::: COLLECTED MATERIAL

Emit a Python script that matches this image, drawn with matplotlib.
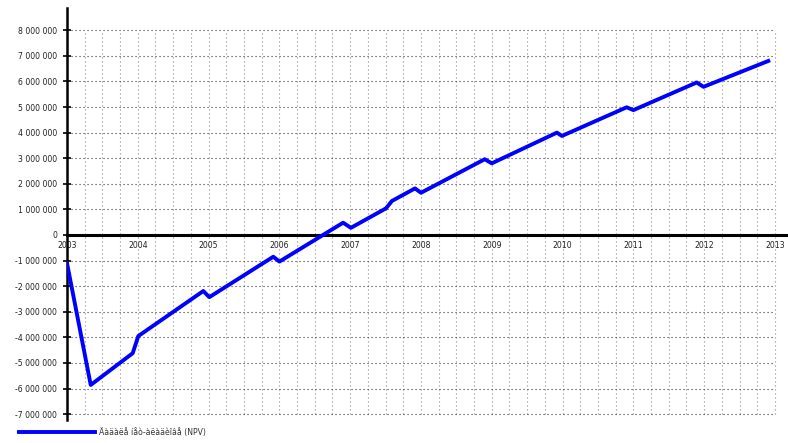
import matplotlib
matplotlib.use("Agg")
import matplotlib.pyplot as plt
import numpy as np
from matplotlib.ticker import FuncFormatter

# Data (fractional year, NPV value)
dates = [2003.00, 2003.335, 2003.928, 2004.007, 2004.925, 2005.01, 2005.914, 2006.00,
         2006.90, 2007.01, 2007.505, 2007.59, 2007.915, 2008.00, 2008.90, 2009.00,
         2009.92, 2009.99, 2010.905, 2011.00, 2011.894, 2011.99, 2012.905]
npv = [-1.10e6, -5.86e6, -4.62e6, -3.95e6, -2.19e6, -2.43e6, -0.85e6, -1.04e6,
       0.48e6, 0.28e6, 1.04e6, 1.33e6, 1.82e6, 1.65e6, 2.96e6, 2.80e6,
       4.00e6, 3.87e6, 4.99e6, 4.88e6, 5.96e6, 5.79e6, 6.80e6]
years = list(range(2003, 2014))
y_ticks = list(range(-7000000, 8000001, 1000000))
legend_label = "Äàäàëå íåò-àëàäèîâå (NPV)"

fig = plt.figure(figsize=(7.88, 4.43), dpi=100)
ax = fig.add_axes([67/788, 1-420/443, 1-67/788, (420-8)/443])
ax.set_xlim(2003, 2003 + (788-67)/70.8)
ax.set_ylim(-7.23e6, 8.87e6)

# grid
quarters = np.arange(2003.25, 2013.01, 0.25)
ax.vlines(quarters, -7e6, 8e6, colors='#8a8a8a', linestyles=(0, (1, 2.6)), linewidth=0.8, zorder=1)
ax.hlines([v for v in y_ticks if v != 0], 2003, 2013, colors='#333333', linestyles=(0, (1, 2.6)), linewidth=0.8, zorder=1)

line, = ax.plot(dates, npv, color='#0000ff', linewidth=2.8, zorder=3, label=legend_label)

for s in ['top', 'right']:
    ax.spines[s].set_visible(False)
ax.spines['bottom'].set_position(('data', 0))
ax.spines['bottom'].set_linewidth(2.2)
ax.spines['left'].set_linewidth(1.8)
ax.spines['left'].set_position(('data', 2003))

ax.set_xticks(years)
ax.set_xticklabels([str(y) for y in years])
ax.tick_params(axis='x', length=0, pad=4, labelsize=5.6, labelcolor='#222222')
ax.set_yticks(y_ticks)
ax.yaxis.set_major_formatter(FuncFormatter(lambda v, p: f"{int(v):,}".replace(",", " ")))
ax.tick_params(axis='y', direction='inout', length=6, width=1.2, labelsize=5.6, pad=4, labelcolor='#222222')

fig.legend(handles=[line], loc='center left', bbox_to_anchor=(12/788, 1-432/443),
           frameon=False, fontsize=5.6, handlelength=9.8, handletextpad=0.5,
           labelcolor='#333333')

fig.savefig("out.png", dpi=100)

::::::

# [GOAL]
Repeat the data above exactly, but not the pictures.

# [EXPECTED ANSWER]
Emit a Python script that matches this image, drawn with matplotlib.
import matplotlib
matplotlib.use("Agg")
import matplotlib.pyplot as plt
import numpy as np
from matplotlib.ticker import FuncFormatter

# Data (fractional year, NPV value)
dates = [2003.00, 2003.335, 2003.928, 2004.007, 2004.925, 2005.01, 2005.914, 2006.00,
         2006.90, 2007.01, 2007.505, 2007.59, 2007.915, 2008.00, 2008.90, 2009.00,
         2009.92, 2009.99, 2010.905, 2011.00, 2011.894, 2011.99, 2012.905]
npv = [-1.10e6, -5.86e6, -4.62e6, -3.95e6, -2.19e6, -2.43e6, -0.85e6, -1.04e6,
       0.48e6, 0.28e6, 1.04e6, 1.33e6, 1.82e6, 1.65e6, 2.96e6, 2.80e6,
       4.00e6, 3.87e6, 4.99e6, 4.88e6, 5.96e6, 5.79e6, 6.80e6]
years = list(range(2003, 2014))
y_ticks = list(range(-7000000, 8000001, 1000000))
legend_label = "Äàäàëå íåò-àëàäèîâå (NPV)"

fig = plt.figure(figsize=(7.88, 4.43), dpi=100)
ax = fig.add_axes([67/788, 1-420/443, 1-67/788, (420-8)/443])
ax.set_xlim(2003, 2003 + (788-67)/70.8)
ax.set_ylim(-7.23e6, 8.87e6)

# grid
quarters = np.arange(2003.25, 2013.01, 0.25)
ax.vlines(quarters, -7e6, 8e6, colors='#8a8a8a', linestyles=(0, (1, 2.6)), linewidth=0.8, zorder=1)
ax.hlines([v for v in y_ticks if v != 0], 2003, 2013, colors='#333333', linestyles=(0, (1, 2.6)), linewidth=0.8, zorder=1)

line, = ax.plot(dates, npv, color='#0000ff', linewidth=2.8, zorder=3, label=legend_label)

for s in ['top', 'right']:
    ax.spines[s].set_visible(False)
ax.spines['bottom'].set_position(('data', 0))
ax.spines['bottom'].set_linewidth(2.2)
ax.spines['left'].set_linewidth(1.8)
ax.spines['left'].set_position(('data', 2003))

ax.set_xticks(years)
ax.set_xticklabels([str(y) for y in years])
ax.tick_params(axis='x', length=0, pad=4, labelsize=5.6, labelcolor='#222222')
ax.set_yticks(y_ticks)
ax.yaxis.set_major_formatter(FuncFormatter(lambda v, p: f"{int(v):,}".replace(",", " ")))
ax.tick_params(axis='y', direction='inout', length=6, width=1.2, labelsize=5.6, pad=4, labelcolor='#222222')

fig.legend(handles=[line], loc='center left', bbox_to_anchor=(12/788, 1-432/443),
           frameon=False, fontsize=5.6, handlelength=9.8, handletextpad=0.5,
           labelcolor='#333333')

fig.savefig("out.png", dpi=100)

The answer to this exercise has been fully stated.